A study led by an international team of researchers has made an important breakthrough in terms of understanding the causes of primary biliary cholangitis (PBC).
The programme was coordinated by experts from the University of Milano-Bicocca and the Autoimmune Diseases of the Liver Centre at the San Gerardo Hospital in Monza, who have been studying this disease for many years, with collaboration from geneticists at the Humanitas Clinical Institute in Rozzano. The researchers were investigating the role played by X chromosomes in the genetic architecture of liver diseases.
As in the majority of autoimmune diseases, PBC is a pathology which disproportionately affects women to a ratio of 9 to 1 compared with men. Doctors and scientists have been studying sex hormones, such as oestrogen and progesterone, since the 1950s and 1960s in an attempt to explain the bias towards the female gender, with no clear conclusions reached. As a result, the focus of these studies was widened to include sex chromosomes too.
The “X chromosome contribution to the genetic architecture of primary biliary cholangitis” study was published in the “Gastroenterology” journal. Through collaboration with colleagues from medical and research institutes in the UK, Japan, China and Canada, the team of researchers from Milano-Bicocca and Humanitas were able to collect and examine genetic data relating to 5,244 cases, including some pertaining to Italian patients. By applying the XWAS analytical method – developed to identify possible genetic associations in X chromosomes – for the first time, the researchers identified links with genes such as the “FOXP3” gene, which can, if defective, alter the normal functioning of the immune system and lead it to attack itself, causing PBC and autoimmunity.
Professor Rosanna Asselta from the Humanitas University said: “We’ve shone a light on an area that hasn’t been explored much up until now, but it’s one that can now be used to understand the role of the X chromosome in other diseases. On a more general level, it’s a small step forward towards genetic medicine, which hasn’t been given much consideration thus far.”
Pietro Invernizzi, a Professor of Gastroenterology from the University of Milano-Bicocca, said: “This latest study is yet more evidence that sex chromosomes hold the key answers to this fundamental question. Now that we’ve understood that, we think we can understand why humans develop this rare liver disease and the 80 or so other autoimmune diseases, which affect a good 5 or 6% of the general population.”

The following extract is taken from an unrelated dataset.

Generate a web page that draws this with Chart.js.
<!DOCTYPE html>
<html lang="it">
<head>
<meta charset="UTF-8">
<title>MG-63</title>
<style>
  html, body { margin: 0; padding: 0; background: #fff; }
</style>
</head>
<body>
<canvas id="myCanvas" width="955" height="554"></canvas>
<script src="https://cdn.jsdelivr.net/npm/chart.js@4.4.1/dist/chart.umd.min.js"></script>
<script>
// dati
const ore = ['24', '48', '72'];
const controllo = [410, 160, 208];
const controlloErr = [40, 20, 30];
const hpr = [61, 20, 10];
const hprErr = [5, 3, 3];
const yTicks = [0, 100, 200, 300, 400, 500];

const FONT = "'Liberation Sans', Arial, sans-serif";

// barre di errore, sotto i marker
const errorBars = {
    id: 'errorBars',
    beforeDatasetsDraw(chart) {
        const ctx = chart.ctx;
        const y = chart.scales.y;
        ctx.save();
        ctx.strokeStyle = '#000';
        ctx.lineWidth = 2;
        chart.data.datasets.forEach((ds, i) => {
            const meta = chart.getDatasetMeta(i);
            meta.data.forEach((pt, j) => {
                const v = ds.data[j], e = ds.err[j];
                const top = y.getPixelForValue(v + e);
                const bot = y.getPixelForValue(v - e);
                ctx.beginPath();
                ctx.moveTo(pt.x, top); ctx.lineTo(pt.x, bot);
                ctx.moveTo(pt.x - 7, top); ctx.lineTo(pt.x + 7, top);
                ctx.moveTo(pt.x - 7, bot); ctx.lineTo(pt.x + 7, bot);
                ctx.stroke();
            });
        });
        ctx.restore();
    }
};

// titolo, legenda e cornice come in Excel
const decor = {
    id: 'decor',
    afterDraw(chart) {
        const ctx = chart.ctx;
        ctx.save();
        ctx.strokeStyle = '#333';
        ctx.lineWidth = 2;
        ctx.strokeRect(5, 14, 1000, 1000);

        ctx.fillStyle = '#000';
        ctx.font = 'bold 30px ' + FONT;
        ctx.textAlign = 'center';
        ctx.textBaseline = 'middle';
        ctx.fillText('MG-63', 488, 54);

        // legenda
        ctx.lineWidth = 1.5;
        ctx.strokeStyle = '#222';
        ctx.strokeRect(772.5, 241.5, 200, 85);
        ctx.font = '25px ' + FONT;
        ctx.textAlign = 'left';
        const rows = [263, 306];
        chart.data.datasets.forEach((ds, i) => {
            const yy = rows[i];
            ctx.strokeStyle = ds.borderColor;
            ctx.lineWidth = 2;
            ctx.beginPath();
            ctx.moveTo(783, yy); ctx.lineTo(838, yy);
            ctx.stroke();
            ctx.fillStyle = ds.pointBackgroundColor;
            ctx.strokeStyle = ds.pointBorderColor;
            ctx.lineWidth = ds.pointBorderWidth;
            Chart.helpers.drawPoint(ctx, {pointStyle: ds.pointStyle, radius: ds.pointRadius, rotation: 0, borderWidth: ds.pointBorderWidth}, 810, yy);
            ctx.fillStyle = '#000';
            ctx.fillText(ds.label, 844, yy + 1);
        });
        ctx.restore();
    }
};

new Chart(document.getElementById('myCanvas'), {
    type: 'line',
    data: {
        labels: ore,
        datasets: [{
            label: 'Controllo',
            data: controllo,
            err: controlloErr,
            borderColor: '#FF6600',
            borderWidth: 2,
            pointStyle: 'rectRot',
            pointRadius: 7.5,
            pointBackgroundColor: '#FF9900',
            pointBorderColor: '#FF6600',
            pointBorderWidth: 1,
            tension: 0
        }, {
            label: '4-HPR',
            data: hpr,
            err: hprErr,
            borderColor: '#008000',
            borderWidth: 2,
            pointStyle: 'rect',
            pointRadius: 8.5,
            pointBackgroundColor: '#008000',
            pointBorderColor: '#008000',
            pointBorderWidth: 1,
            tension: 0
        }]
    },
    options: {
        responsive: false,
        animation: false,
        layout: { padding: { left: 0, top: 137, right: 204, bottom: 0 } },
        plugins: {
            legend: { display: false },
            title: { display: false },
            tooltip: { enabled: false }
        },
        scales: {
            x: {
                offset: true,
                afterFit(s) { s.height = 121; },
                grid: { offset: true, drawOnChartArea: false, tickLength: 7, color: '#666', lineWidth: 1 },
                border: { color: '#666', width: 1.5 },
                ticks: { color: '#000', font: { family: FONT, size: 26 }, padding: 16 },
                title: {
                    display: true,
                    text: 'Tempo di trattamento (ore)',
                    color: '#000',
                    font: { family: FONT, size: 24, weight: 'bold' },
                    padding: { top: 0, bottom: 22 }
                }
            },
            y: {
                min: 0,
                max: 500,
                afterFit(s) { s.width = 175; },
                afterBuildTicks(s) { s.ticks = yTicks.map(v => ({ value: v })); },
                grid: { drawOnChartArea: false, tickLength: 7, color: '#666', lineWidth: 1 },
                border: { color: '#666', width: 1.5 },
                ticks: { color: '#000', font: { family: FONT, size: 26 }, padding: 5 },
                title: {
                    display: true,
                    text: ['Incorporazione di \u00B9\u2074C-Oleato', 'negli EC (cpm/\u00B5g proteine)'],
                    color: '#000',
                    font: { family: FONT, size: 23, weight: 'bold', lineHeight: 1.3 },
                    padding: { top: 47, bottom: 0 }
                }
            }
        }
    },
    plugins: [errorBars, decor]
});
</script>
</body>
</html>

Annalisa Scopinaro, the president of the Uniamo FIMR organisation, said: “There’s still much to do in this field in Italy in order to guarantee equality in terms of access to services and to create a network that links experiences in different areas. We hope that this study paves the way for more effective treatment, perhaps even cures, and that it contributes to strengthening the concept of patient centrality and treatment personalisation.”